Ignitor would be about twice the size of Alcator C-Mod, with a main donut-shaped chamber 1.3 meters across, and have an even stronger magnetic field. It will be much smaller and less expensive than the major international fusion project called ITER (with a chamber 6.2 meters across), currently under construction in France. Though originally designed to achieve ignition, the ITER reactor has been scaled back and is now not expected to reach that milestone.

The Ignitor reactor, Coppi says, will be “a very compact, inexpensive type of machine,” and unlike the larger ITER could be ready to begin operations within a few years. Its design is based on a particularly effective combination of factors that researchers  unexpectedly discovered during the many years of running the Alcator program, and that were later confirmed in experiments at other reactors. Together, these factors produce especially good confinement of the plasma and a high degree of purity (impurities in the hot gases can be a major source of inefficiency). The new design aims to preserve these features to produce the highest plasma current densities — the amount of electric current in a given area of plasma. The design also has additional structures needed to produce and confine burning fusion plasmas in order to create the conditions needed for ignition, Coppi says.

Coppi plans to work with the Italian ministry of research and Evgeny Velikhov, president of the Kurchatov Institute in Moscow, to finalize the distribution of tasks for the machine, the core of which is to be built in Italy and then installed in Troitsk, near Moscow, on the site of that institute’s present Triniti reactor. Velikhov, as it happens, is also the chair of the ITER council. Coppi says of these two different programs,  “there’s no competition, we are complementary.”

Although seen as a possible significant contributor to the world’s energy needs because it would be free of greenhouse-gas emissions, practical fusion power remains at least two decades away, most scientists in the field agree. But the initial impetus for setting up the Alcator reactor in the 1970s had more to do with pure science: “It was set up to simulate the X-ray stars that we knew at that time,” says Coppi, whose research work has as much to do with astrophysics as with energy. Stars are themselves made of plasma and powered by fusion, and the only way to study their atomic-level behavior in detail is through experiments inside fusion reactors.

Once the reactor was in operation, he says, “we found we were producing plasmas with unusual properties,” and realized this might represent a path to the long-sought goal of fusion ignition.

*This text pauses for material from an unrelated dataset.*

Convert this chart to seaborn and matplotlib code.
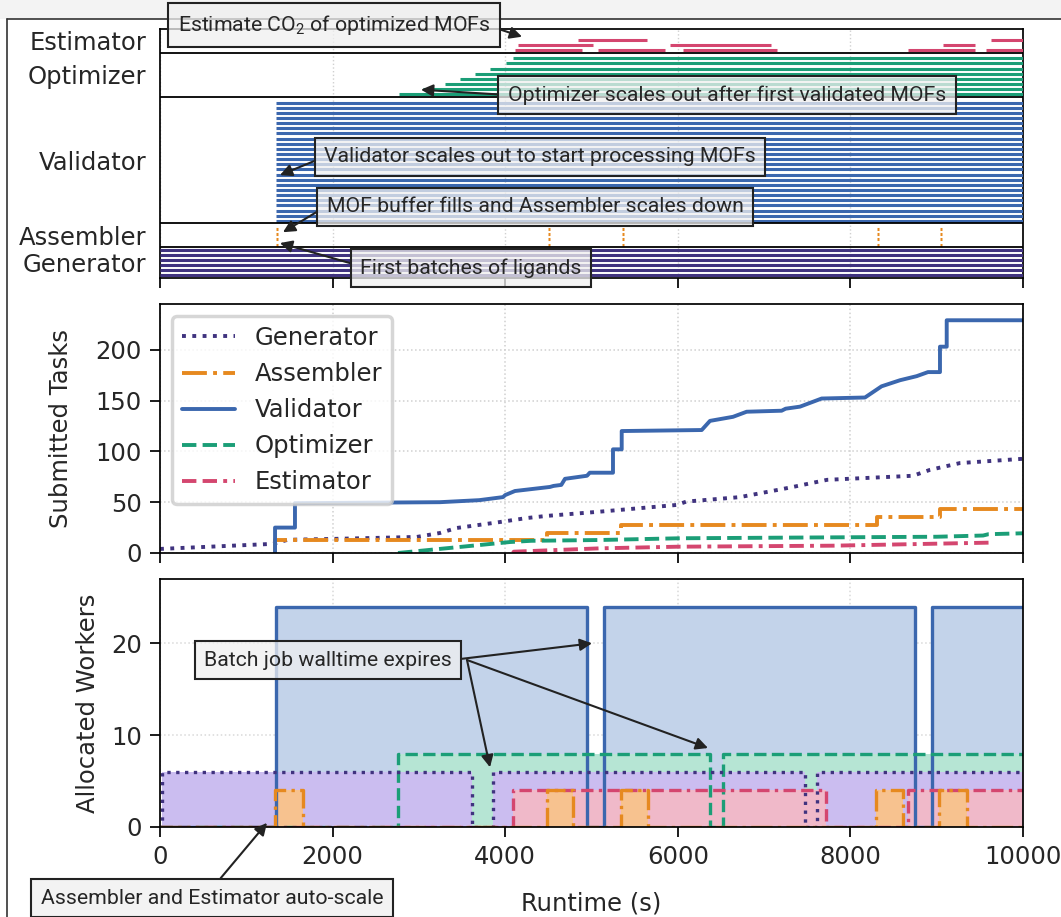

Roscoe White, a distinguished research fellow at the Princeton Plasma Physics Laboratory, says that “the whole point of Ignitor is to find out how a burning plasma behaves, and there could be pleasant or unpleasant results coming from it. Whatever is learned is a gain.  Nobody knows exactly how it will perform, that is the point of the experiment.” But while its exact results are unknown, White says it is important to pursue this project in addition to other approaches to fusion. “With our present knowledge it is very risky to commit the program to a single track reactor development — our knowledge is still in flux,” he says.

In addition, he says, “the completion of ITER, the only currently projected burning plasma experiment, is decades off. Experimental data concerning a burning plasma would be very welcome, and could lead to important results helping the cause of practical fusion power.” Furthermore, the Ignitor approach, if all goes well, could lead to more compact and economical future reactors: Some recent results from existing reactors, plus new information to be gained from Ignitor, “could lead to reactor designs much smaller and simpler than ITER,” he says.

Coppi remains especially interested in the potential of the new reactor to make new discoveries about fundamental physics. Quoting the late MIT physicist and Institute Professor Bruno Rossi, Coppi says, “whenever you do experiments in an unknown regime, you will find something new.” The new machine’s findings, he suggests, “will have a strong impact on astrophysics.”